Pour cette 8e exposition des œuvres de la collection inaugurée en juin 2017, nous avons choisi d’associer et d’éclairer les œuvres à partir de leur pouvoir et de leur volonté d’expression. Toutes, en effet, dégagent un certain pouvoir narratif, d’échange plus ou moins manifeste. C’est cette propension, cette invitation, mais aussi cette réserve parfois que nous souhaitons interroger, poursuivre sur des modes différents, à présent et dans le temps.
Stratagèmes, scénarios, dispositifs, lieux de projection, ellipses ou silences sont mis en place par les artistes afin que l’œuvre invite, s’ouvre ou au contraire conserve sa part de mystère, manifestant pour certaines le seul désir de ne renvoyer qu’à elles-mêmes.
Bavardes, claires et précises, pudiques, mutiques ou déclaratives, elles convoquent un mode de récit et d’expression qui résonne à chaque fois différemment en nous. Elles racontent des histoires, invitent à poursuivre, voire à construire, initient un climat, suggèrent, évoquent ou a contrario retiennent. Depuis l’invention de la modernité, une œuvre peut-elle encore convoquer un ailleurs ? Y aurait-il des époques où dire serait malvenu ou épuisé, ou bien d’autres temps où il ne serait plus possible de ne pas dire ? Y aurait-il des urgences qui placeraient les artistes dans une obligation implicite de se mêler, de raconter, et des registres plus facilement dicibles que d’autres ? Notre temps, au sens large du terme, est-il de ceux où les artistes font partie commune avec le monde, ou bien celui-ci est-il toujours et immanquablement, incessamment le même ?

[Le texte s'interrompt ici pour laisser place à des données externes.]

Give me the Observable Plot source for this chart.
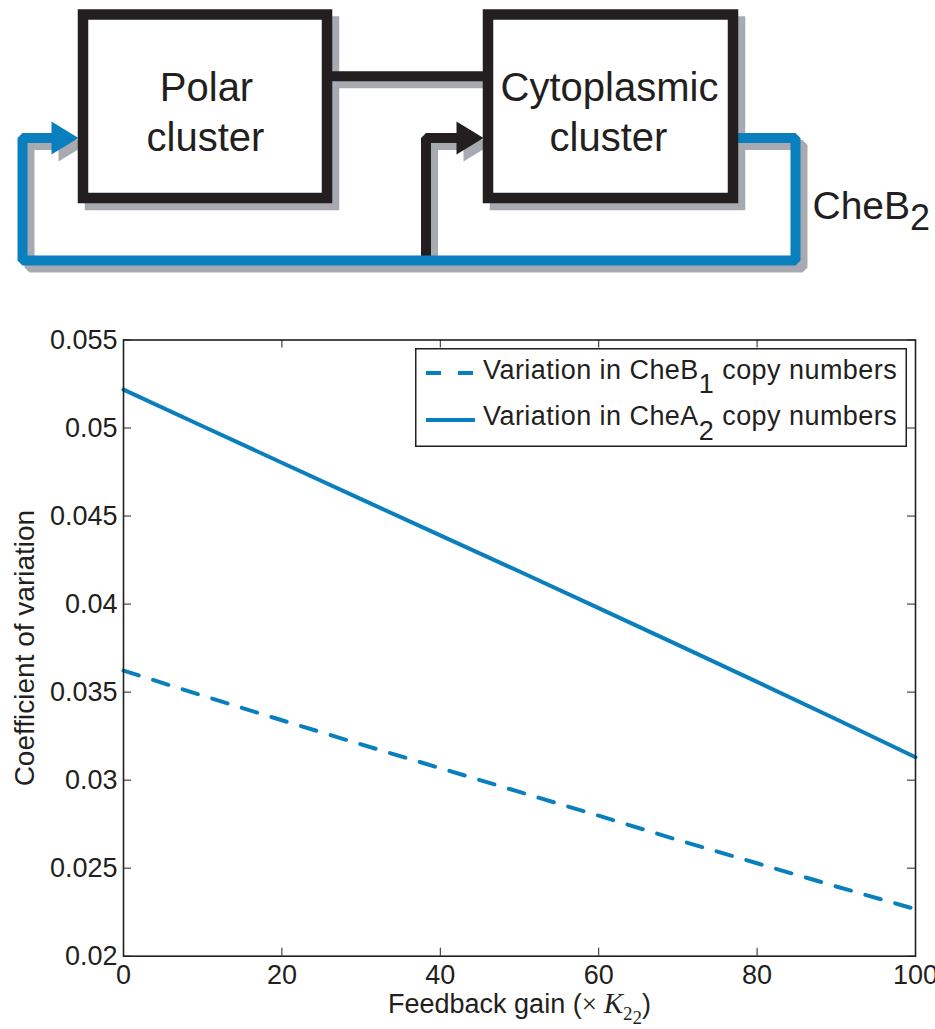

Certaines œuvres parleraient-elles d’elles-mêmes tandis que d’autres non ? Le sujet, évidemment bien plus complexe, se noue autour de la question de l’adresse et de la source d’émission qui croisent celle du récepteur.
Cette nouvelle présentation de la collection met donc en jeu ces capacités d’expression et de rétention, de discrétion des œuvres, comme elle questionne notre propre pouvoir de regardeur, d’enquêteur, d’investigateur, passif ou actif. Sommes-nous de notre côté en désir et en capacité de nourrir l’œuvre et d’y projeter nos propres aspirations ?
Voici donc une partition composée d’œuvres de natures très différentes, d’époques et de modes d’expression variés, une présentation polyphonique à la recherche de ce que l’art nous livre et de ce que nous voulons bien recevoir. Pour prolonger l’histoire et ne pas conclure les récits, nous renouvelons régulièrement cet accrochage qui, dans le temps, trouve d’autres développements, installe des relations inédites entre les œuvres, réécrit des bribes et propositions de récits, avec notamment la proposition de Grout/Mazéas, artistes invités de la collection et l’exposition de Meiro Koizumi, artiste en résidence, à partir du 14 avril 2018.